O quintal está em festa. Chuva de verão no Equinócio de
Primavera. Chuva de verdade, de gota grande que molha o chão e que lava as
folhas revelando no dia seguinte o verde brilhante que estava escondido sob a
poeira da seca.
O dia seguinte: Passarinhos diversos e muitos gritam,
cantam, berram e chamam sem descanso por seu par. Também chamam a mim e vou lá
ver o que acontece... Logo cedo, descobertas incríveis! As helicônias insinuam
suas flores vermelhas bebida de beija-flores. O ingá insinua seus frutos. Cores
por todos os lados. Flores e plantas crescem a olhos vistos. Levo um susto. A
pitangueira ficou mocinha! Pela primeira vez, mostra suas pequenas e delicadas
flores brancas. Quem sabe ela percebeu que sua mãe morreu e resolveu assumir a
produção de pitangas deste ano! De tarde, mais uma surpresa: as helicônias
exibem suas inflorescências vermelhas matinalmente só insinuadas.

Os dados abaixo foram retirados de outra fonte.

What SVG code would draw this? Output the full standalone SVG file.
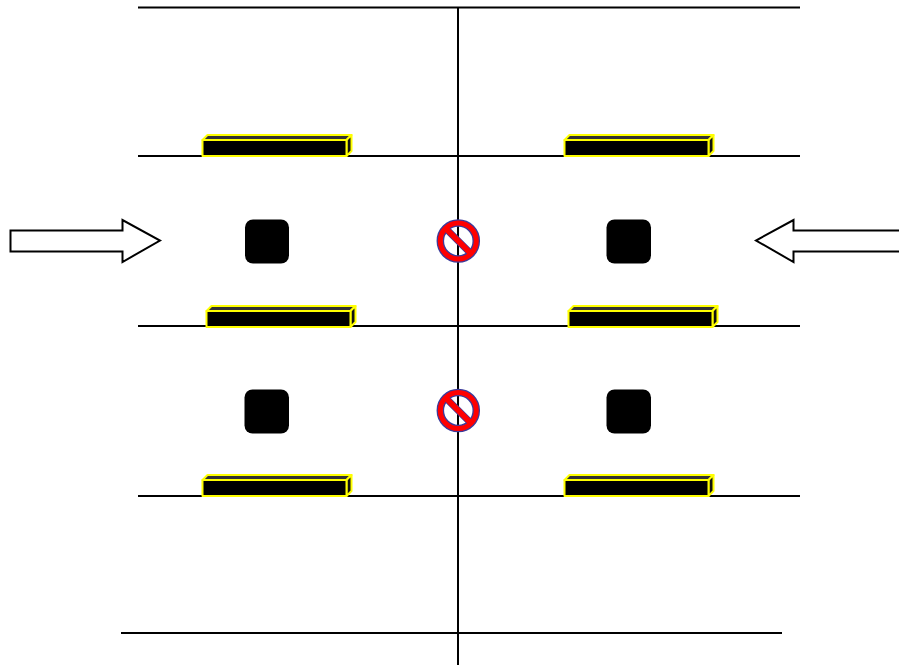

Janaína pergunta: “você gosta mais do inverno ou do verão?”.
Minha amiga, com quem conversamos, responde: “aqui em Brasília, prefiro o
inverno”. Não me lembro como a conversa continuou, mas de repente ouvi Janaína
dizendo: “... no verão faz frio e no inverno faz calor”. Alto lá! Que susto.
Minha filha de nove anos não saber ainda o que é inverno e o que é verão. “não
filha... é ao contrário!”. “Mas mãe, é inverno e está muito calor!”

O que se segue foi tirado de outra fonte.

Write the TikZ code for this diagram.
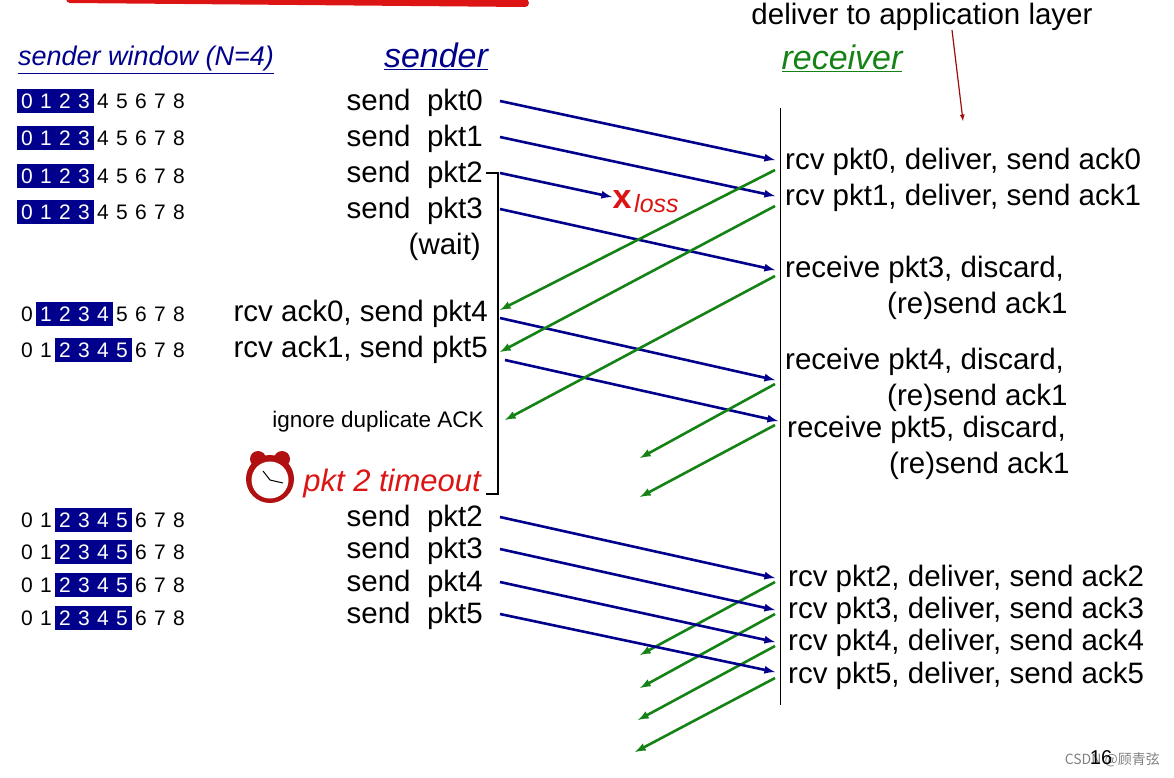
\documentclass[tikz,border=0pt]{standalone}
\usepackage{fontspec}
\setmainfont{Liberation Sans}
\newfontfamily\cjk{Noto Sans CJK SC}
\definecolor{nb}{RGB}{0,0,140}
\definecolor{gg}{RGB}{20,130,20}
\definecolor{rr}{RGB}{220,20,20}
\begin{document}
\begin{tikzpicture}[x=1pt,y=-1pt,
 lbl/.style={font=\fontsize{29.5}{29.5}\selectfont,inner sep=0pt},
 rl/.style={lbl,anchor=west},
 sl/.style={lbl,anchor=east},
 dg/.style={font=\fontsize{21}{21}\selectfont,inner sep=0pt},
 pk/.style={draw=nb,line width=2.6pt,-latex},
 ak/.style={draw=gg,line width=2.6pt,-latex}]
\useasboundingbox (0,0) rectangle (1174,777);
\draw[rr,line width=8pt,line cap=round] (70,-1) -- (525,3);
% headings
\node[font=\itshape\fontsize{27}{27}\selectfont,text=nb,inner sep=1pt] (hw) at (146,60) {\underline{sender window (N=4)}};
\node[font=\itshape\fontsize{34}{34}\selectfont,text=nb,inner sep=1pt] (hs) at (436,56) {\underline{sender}};
\node[font=\itshape\fontsize{34}{34}\selectfont,text=gg,inner sep=1pt] (hr) at (842,58) {\underline{receiver}};
\node[lbl] (dl) at (922,17) {deliver to application layer};
\coordinate (dla) at (952,30); \coordinate (dlb) at (963,121);
\draw[draw={rgb,255:red,160;green,10;blue,10},line width=1.2pt,-latex] (dla) -- (dlb);
% windows
\foreach \y/\s/\e in {101/0/3,138/0/3,176/0/3,212/0/3,314/1/4,350/2/5,520/2/5,552/2/5,585/2/5,618/2/5}{
  \fill[nb] (17+19*\s,\y-12) rectangle (21+19*\e+16,\y+12);
  \foreach \d in {0,...,8}{
    \pgfmathtruncatemacro{\inw}{(\d>=\s)&&(\d<=\e)}
    \ifnum\inw=1 \node[dg,text=white] at (27+19*\d,\y) {\d};
    \else \node[dg] at (27+19*\d,\y) {\d};\fi}
}
% sender labels
\node[sl] (s0) at (483,103) {send\ \ pkt0};
\node[sl] (s1) at (483,139) {send\ \ pkt1};
\node[sl] (s2) at (483,175) {send\ \ pkt2};
\node[sl] (s3) at (483,211) {send\ \ pkt3};
\node[sl] (sw) at (481,247) {(wait)};
\node[sl] (s4) at (488,314) {rcv ack0, send pkt4};
\node[sl] (s5) at (488,350) {rcv ack1, send pkt5};
\node[font=\fontsize{22.5}{22.5}\selectfont,anchor=east,inner sep=0pt] (ig) at (484,422) {ignore duplicate ACK};
\node[font=\itshape\fontsize{31}{31}\selectfont,text=rr,anchor=east,inner sep=0pt] (to) at (481,483) {pkt 2 timeout};
% clock
\fill[rr!80!black] (258,459) circle (8pt) (282,459) circle (8pt);
\node[circle,fill=rr!80!black,minimum size=48pt,inner sep=0pt] (ck) at (270,479) {};
\node[circle,fill=white,minimum size=37pt,inner sep=0pt] (ckf) at (270,480) {};
\draw[line width=1pt] (270,480) -- (263,471) (270,480) -- (283,483);
\node[sl] (t2) at (483,519) {send\ \ pkt2};
\node[sl] (t3) at (483,551) {send\ \ pkt3};
\node[sl] (t4) at (483,584) {send\ \ pkt4};
\node[sl] (t5) at (483,616) {send\ \ pkt5};
% bracket
\coordinate (b1) at (486,173); \coordinate (b2) at (498,173);
\coordinate (b3) at (498,494); \coordinate (b4) at (486,494);
\draw[line width=2.5pt] (b1) -- (b2) -- (b3) -- (b4);
% receiver
\coordinate (rt) at (780,108); \coordinate (rb) at (780,705);
\draw[line width=1pt] (rt) -- (rb);
\node[rl] (r0) at (785,162) {rcv pkt0, deliver, send ack0};
\node[rl] (r1) at (785,198) {rcv pkt1, deliver, send ack1};
\node[rl] (r3) at (785,270) {receive pkt3, discard,};
\node[rl] (r3b) at (887,306) {(re)send ack1};
\node[rl] (r4) at (785,362) {receive pkt4, discard,};
\node[rl] (r4b) at (887,398) {(re)send ack1};
\node[rl] (r5) at (787,430) {receive pkt5, discard,};
\node[rl] (r5b) at (889,466) {(re)send ack1};
\node[rl] (q2) at (788,579) {rcv pkt2, deliver, send ack2};
\node[rl] (q3) at (788,611) {rcv pkt3, deliver, send ack3};
\node[rl] (q4) at (788,643) {rcv pkt4, deliver, send ack4};
\node[rl] (q5) at (788,676) {rcv pkt5, deliver, send ack5};
% loss
\node[font=\bfseries\fontsize{34}{34}\selectfont,text=rr,inner sep=0pt] (x) at (622,200) {x};
\node[font=\itshape\fontsize{25}{25}\selectfont,text=rr,anchor=west,inner sep=0pt] (ls) at (634,204) {loss};
% coordinates for packets
\foreach \n/\x/\y in {a0/500/101,a1/500/137,a2/500/173,a3/500/209,a4/500/318,a5/505/360,
  e0/775/160,e1/775/196,e3/775/270,e4/775/380,e5/778/421,l2/612/197,
  g0/775/170,g1/775/206,g3/775/276,g4/775/384,g5/775/425,
  h0/500/310,h1/500/352,h3/505/420,h4/640/458,h5/640/497,
  c2/500/517,c3/500/549,c4/500/582,c5/500/614,
  d2/775/578,d3/775/610,d4/775/642,d5/775/672,
  u2/775/582,u3/775/614,u4/775/646,u5/775/678,
  v2/640/655,v3/640/688,v4/638/720,v5/635/752}{\coordinate (\n) at (\x,\y);}
\draw[pk] (a0) -- (e0); \draw[pk] (a1) -- (e1); \draw[pk] (a2) -- (l2);
\draw[pk] (a3) -- (e3); \draw[pk] (a4) -- (e4); \draw[pk] (a5) -- (e5);
\draw[ak] (g0) -- (h0); \draw[ak] (g1) -- (h1); \draw[ak] (g3) -- (h3);
\draw[ak] (g4) -- (h4); \draw[ak] (g5) -- (h5);
\foreach \i in {2,3,4,5}{\draw[pk] (c\i) -- (d\i); \draw[ak] (u\i) -- (v\i);}
% footer
\node[font=\cjk\fontsize{14}{14}\selectfont,text=gray,anchor=east,inner sep=0pt] (wm) at (1160,760) {CSDN @顾青弦};
\node[font=\fontsize{20}{20}\selectfont,inner sep=0pt] (pg) at (1101,758) {16};
\end{tikzpicture}
\end{document}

Pois é, apesar de tudo estar muito bagunçado e no inverno
fazer tanto calor, me sinto invadida por confiança e fé com o início dessa
Primavera com cara de Primavera, com sintomas de Primavera, com indicadores de
Primavera. Quem sabe um novo tempo já anunciado começa a acontecer ao mesmo
tempo em que o caos parece se instalar! Torço para que sigamos assim,
reconhecendo as estações do ano, das quais toda a natureza é dependente. Dois
graus de diferença nas máximas e mínimas podem representar o fim de uma espécie
em algum lugar. Muitas plantas necessitam de temperaturas que atingem um mínimo
nas noites de inverno para florescerem, outras precisam da combinação entre uma
determinada temperatura e um determinado comprimento de dia. A natureza é de
uma enorme complexidade delicada, intrincada, de precisão milimétrica que se
construiu ao longo de milhões e milhões de anos a partir da relação entre os
seres e desses com os ritmos da terra e do céu. Em co-evolução, espécies de
plantas, bichos e microorganismos foram, ao longo do tempo, construindo
sistemas, mecanismos e estratégias que permitiram com que se estabelecessem, se
multiplicassem e deixassem descendentes em um processo que envolveu e envolve
milhares de variáveis dificilmente compreendidas por nossos sistemas
científicos baseados na fragmentação do conhecimento.
Não sendo possível tudo compreender, resta-nos aceitar e
respeitar a inteligência da natureza, seguir seus fluxos, utilizar de todos os
nossos sentidos para agirmos no sentido de ajudar, proteger, perpetuar... ter
sempre em mente fazer parte desse sistema vivo complexo e vibrante ao invés de
querer controlá-lo.
Quem sabe assim nossos netos e bisnetos não se confundam mais
sobre se faz calor no inverno ou no verão.